Parents, we need help, we need to work as a team of Catholic parents focused on living the faith we proclaim to be ours. It’s easier to turn a deaf ear to the constant wailing and whining when our soon to be teens do not get their way. My 12 year old daughter, otherwise a wonderful human being, seems to thrive on skating on thin academic ice. She expects us to jump for joy when her friends get summer school and she doesn’t. She expects us to applaud mediocrity. She also expects us to reward her with party after party on the weekends….
We put our foot down this week and limited her to one party this past weekend. Each and every day the week before the parties brought exaggerated levels of whininess, including the old standby: I hate you! She tried using her mother against me and vice versa. She actually waited until her mom was asleep, then cajoled an OK from her while she slept to go to the second party! When I held my own the next morning, she raged and sulked…something only a tween can do at the same time!
The morning after the grounding for the first party, the storm passed. I can’t believe my wife and me held our own and held to our new rule. I’m sure our daughter now understands that rules will not be bent from now on. But unfortunately, some of our peer parents don’t do the same. We as parents, need to set the standard. We must set the bar at a level that will make them successful young ladies, both academically and morally. Next year she goes into 8th grade. A pivotal year academically that will determine what high school she goes too.
Sending our children to a Catholic high school does not absolve us from our responsibility to prepare their souls for eternity. I had the incredible blessing to go to confession with our beloved Bishop Augustine Roman only a few days before his passing. I mentioned my concern as a Catholic parent that I wasn’t doing enough to guide my daughter through these tumultuous years as a Catholic young girl. He told me in no uncertain terms that a Catholic education is only as good as the morals and lifestyle taught at home and shown by the parents. That Catholic High schools in and of themselves are not an adequate replacement for the examples of parents.
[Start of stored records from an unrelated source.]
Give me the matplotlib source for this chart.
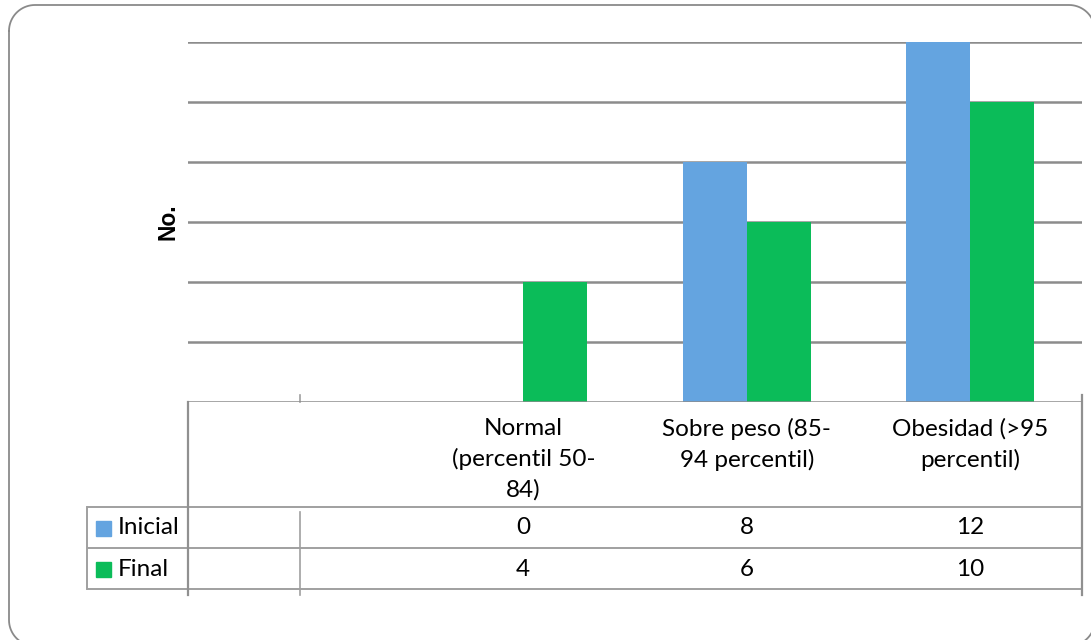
import numpy as np
import matplotlib
matplotlib.use("Agg")
import matplotlib.pyplot as plt
from matplotlib import transforms
from matplotlib.patches import Rectangle

# ---- data ----
categories = ["", "Normal\n(percentil 50-\n84)", "Sobre peso (85-\n94 percentil)", "Obesidad (>95\npercentil)"]
inicial = [np.nan, 0, 8, 12]
final = [np.nan, 4, 6, 10]
series_names = ["Inicial", "Final"]
colors = ["#64a4e0", "#0bbc59"]
y_ticks = [2, 4, 6, 8, 10, 12]

W, H = 1091, 640
fig = plt.figure(figsize=(W / 100, H / 100), dpi=100)

# full-figure overlay in pixel coordinates (origin top-left)
ov = fig.add_axes([0, 0, 1, 1], zorder=0)
ov.set_xlim(0, W)
ov.set_ylim(H, 0)
ov.axis("off")

# plotting area
left, right, top, bottom = 188, 1082, 42, 402
ax = fig.add_axes([left / W, 1 - bottom / H, (right - left) / W, (bottom - top) / H], zorder=1)
ax.patch.set_alpha(0)
n = len(categories)
x = np.arange(n)
bw = 64 / 224
for vals, col, off in [(inicial, colors[0], -0.5), (final, colors[1], 0.5)]:
    v = np.array(vals, dtype=float)
    ok = ~np.isnan(v)
    ax.bar(x[ok] + off * bw, v[ok], width=bw, color=col, zorder=2)
ax.set_xlim(-0.5, n - 0.5)
ax.set_ylim(0, 12)
ax.set_yticks(y_ticks)
ax.set_xticks([])
ax.tick_params(left=False, labelleft=False)
ax.grid(axis="y", color="#8c8c8c", linewidth=1.8, zorder=1)
for s in ax.spines.values():
    s.set_visible(False)
ax.axhline(0, color="#8c8c8c", linewidth=1.8, zorder=3)
ax.set_ylabel("No.", family="Liberation Sans", fontweight="bold", fontsize=16.5, labelpad=6)

# table: x from category scale, y in pixels
tr = transforms.blended_transform_factory(ax.transData, ov.transData)
font = "Lato"
fs = 17.5
line_col = "#a0a0a0"
txt_col = "#000000"

for i, lab in enumerate(categories):
    if lab:
        ov.text(i, 418, lab, transform=tr, ha="center", va="top", fontsize=fs,
                family=font, linespacing=1.5, color=txt_col)

row_y = [528, 569]
for vals, ry in zip([inicial, final], row_y):
    for i, v in enumerate(vals):
        if not np.isnan(v):
            ov.text(i, ry, f"{int(v)}", transform=tr, ha="center", va="center",
                    fontsize=fs, family=font, color=txt_col)

# legend keys in the table
for name, col, ry in zip(series_names, colors, row_y):
    ov.add_patch(Rectangle((96, ry - 7.5), 15, 15, color=col))
    ov.text(118, ry, name, ha="left", va="center", fontsize=fs, family=font, color=txt_col)

# table grid lines
for yy in [507, 548, 589]:
    ov.plot([87, right], [yy, yy], color=line_col, lw=1.4, solid_capstyle="butt")
ov.plot([87, 87], [507, 589], color=line_col, lw=1.4)
ov.plot([left, left], [bottom, 595], color="#909090", lw=1.6)
ov.plot([right, right], [395, 595], color="#909090", lw=1.6)
x_div = ax.transData.transform((0, 0))[0]
ov.plot([x_div, x_div], [395, bottom], color=line_col, lw=1.2)
ov.plot([x_div, x_div], [512, 595], color=line_col, lw=1.2)

# rounded chart border
bx0, by0, bx1, by1, r = 9, 5, 1095, 646, 26
t = np.linspace(0, np.pi / 2, 20)
px, py = [], []
for cx, cy, a0 in [(bx0 + r, by0 + r, np.pi), (bx1 - r, by0 + r, 1.5 * np.pi),
                   (bx1 - r, by1 - r, 0), (bx0 + r, by1 - r, 0.5 * np.pi)]:
    px.extend(cx + r * np.cos(a0 + t))
    py.extend(cy + r * np.sin(a0 + t))
px.append(px[0])
py.append(py[0])
ov.plot(px, py, color="#8a8a8a", lw=1.3)

fig.savefig("out.png", dpi=100)
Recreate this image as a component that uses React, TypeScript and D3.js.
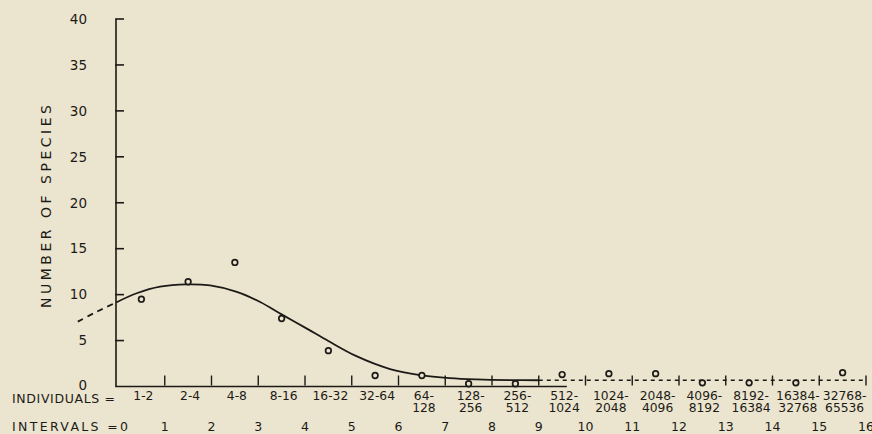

I wasn’t on a committed walk with our Lord while we were raising our eldest daughter. Even though she is a wonderful young woman and gifted academically and artistically, I beat myself up for not giving her the example I should have as a Catholic father…. I am determined not to the same with my evolving tween…. I pray that the Lord give my wife and I the strength to hold our own and be an example as Catholic parents; not only to our daughter – but to our peer parents as well.
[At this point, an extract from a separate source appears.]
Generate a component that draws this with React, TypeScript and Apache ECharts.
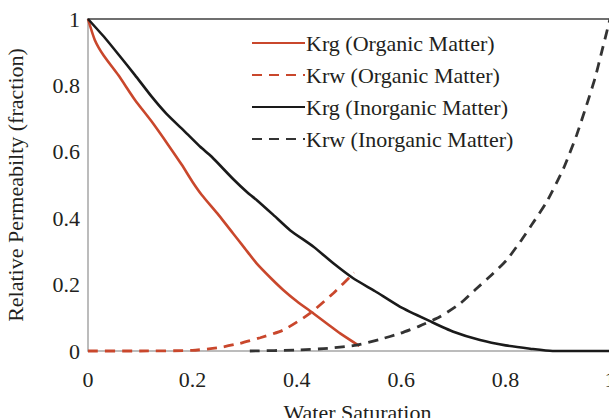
import React, { useEffect, useRef } from "react";
import * as echarts from "echarts";

const xTicks = [0, 0.2, 0.4, 0.6, 0.8, 1];
const yTicks = [0, 0.2, 0.4, 0.6, 0.8, 1];

const seriesNames = [
  "Krg (Organic Matter)",
  "Krw (Organic Matter)",
  "Krg (Inorganic Matter)",
  "Krw (Inorganic Matter)",
];

const krgOrganic: [number, number][] = [
  [0, 1], [0.013, 0.937], [0.03, 0.89], [0.058, 0.831], [0.09, 0.756],
  [0.122, 0.691], [0.154, 0.62], [0.18, 0.56], [0.2, 0.51], [0.218, 0.47],
  [0.25, 0.41], [0.278, 0.354], [0.3, 0.31], [0.323, 0.264], [0.35, 0.22],
  [0.374, 0.184], [0.4, 0.15], [0.432, 0.113], [0.46, 0.08], [0.483, 0.053],
  [0.52, 0.015],
];

const krwOrganic: [number, number][] = [
  [0, 0], [0.1, 0], [0.2, 0.002], [0.25, 0.01], [0.291, 0.023], [0.33, 0.04],
  [0.374, 0.063], [0.425, 0.113], [0.47, 0.174], [0.51, 0.236],
];

const krgInorganic: [number, number][] = [
  [0, 1], [0.033, 0.942], [0.06, 0.89], [0.09, 0.831], [0.122, 0.766],
  [0.15, 0.715], [0.186, 0.66], [0.215, 0.615], [0.237, 0.585], [0.278, 0.518],
  [0.307, 0.475], [0.323, 0.455], [0.355, 0.41], [0.387, 0.364], [0.432, 0.314],
  [0.47, 0.264], [0.508, 0.219], [0.55, 0.18], [0.598, 0.133], [0.655, 0.09],
  [0.7, 0.058], [0.751, 0.033], [0.8, 0.017], [0.847, 0.007], [0.89, 0], [1, 0],
];

const krwInorganic: [number, number][] = [
  [0.31, 0], [0.4, 0.003], [0.46, 0.008], [0.515, 0.018], [0.559, 0.035],
  [0.598, 0.053], [0.635, 0.075], [0.674, 0.103], [0.713, 0.143], [0.745, 0.189],
  [0.773, 0.229], [0.802, 0.274], [0.828, 0.329], [0.85, 0.38], [0.879, 0.45],
  [0.911, 0.55], [0.936, 0.65], [0.955, 0.74], [0.971, 0.82], [0.984, 0.9],
  [1, 1],
];

const RED = "#c9472c";
const BLACK = "#1a1a1a";
const DARK = "#333333";
const FONT = "Liberation Serif";
const TEXT = "#231f20";
const FS = 22;

const txt = (extra: object = {}) => ({
  fontFamily: FONT,
  fontSize: FS,
  color: TEXT,
  ...extra,
});

export default function App() {
  const ref = useRef<HTMLDivElement>(null);
  useEffect(() => {
    if (!ref.current) return;
    const chart = echarts.init(ref.current, undefined, { renderer: "svg" });
    const mk = (name: string, data: [number, number][], color: string, dashed: boolean) => ({
      name,
      type: "line",
      data,
      smooth: 0.2,
      symbol: "none",
      clip: false,
      lineStyle: { color, width: dashed ? 2.8 : 2.6, type: dashed ? [10, 7] : "solid" },
      itemStyle: { color },
    });
    chart.setOption({
      animation: false,
      grid: { left: 88, top: 19, width: 522, height: 332, outerBoundsMode: "none", containLabel: false },
      legend: {
        orient: "vertical",
        left: 246,
        top: 27,
        itemWidth: 53,
        itemHeight: 20,
        itemGap: 10,
        itemStyle: { opacity: 0 },
        data: seriesNames,
        textStyle: txt({ padding: [0, 0, 0, -4] }),
      },
      xAxis: [
        {
          type: "value",
          min: xTicks[0],
          max: xTicks[xTicks.length - 1],
          interval: 0.2,
          name: "Water Saturation",
          nameLocation: "middle",
          nameGap: 50,
          nameTextStyle: txt({ padding: [0, 0, 0, 17] }),
          axisLine: { show: true, lineStyle: { color: "#a6a6a6", width: 1.5 } },
          axisTick: { show: false },
          splitLine: { show: false },
          axisLabel: txt({ margin: 17 }),
        },
        {
          type: "value",
          position: "top",
          min: 0,
          max: 1,
          axisLine: { show: true, onZero: false, lineStyle: { color: "#404040", width: 1.5 } },
          axisTick: { show: false },
          axisLabel: { show: false },
          splitLine: { show: false },
        },
      ],
      yAxis: {
        type: "value",
        min: yTicks[0],
        max: yTicks[yTicks.length - 1],
        interval: 0.2,
        name: "Relative Permeabilty (fraction)",
        nameLocation: "middle",
        nameGap: 62,
        nameTextStyle: txt(),
        axisLine: { show: true, lineStyle: { color: "#a6a6a6", width: 1.5 } },
        axisTick: { show: false },
        splitLine: { show: false },
        axisLabel: txt({ margin: 8 }),
      },
      series: [
        mk(seriesNames[0], krgOrganic, RED, false),
        mk(seriesNames[1], krwOrganic, RED, true),
        mk(seriesNames[2], krgInorganic, BLACK, false),
        mk(seriesNames[3], krwInorganic, DARK, true),
      ],
    });
    return () => chart.dispose();
  }, []);
  return <div ref={ref} style={{ width: 609, height: 418, position: "absolute", left: 0, top: 0 }} />;
}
I hear you! My husband and I have 8 kids,24yrs to 9, 2girls,6 boys. It’s not easy raising kids to be true to the Catholic faith. Among the things we do to try and instill Catholic values is praying the Rosary with whoever is home, most nights of the week. My husband and I work as a team in trying to making sure our kids stay on the straight and narrow. It’s not easy. With 8 kids, standing our ground can be challenging but we see the fruits of our efforts. A very wise priest told me that if the kids see mom praying, it’s no big deal. If the kids see dad praying, they take notice and are more likely to do the same. We think the same holds true for regular confession as well. Parents have to lead by example, relying on prayer, providence and God’s grace.
LikeLike
I’m a teen myself, and although I’m not one to party, I think important as they are, grades are not the only important sector of somebody’s life. Some people are just meant to be different, and I think as a parent you have to consider that, but you still have the right to push her to do her best.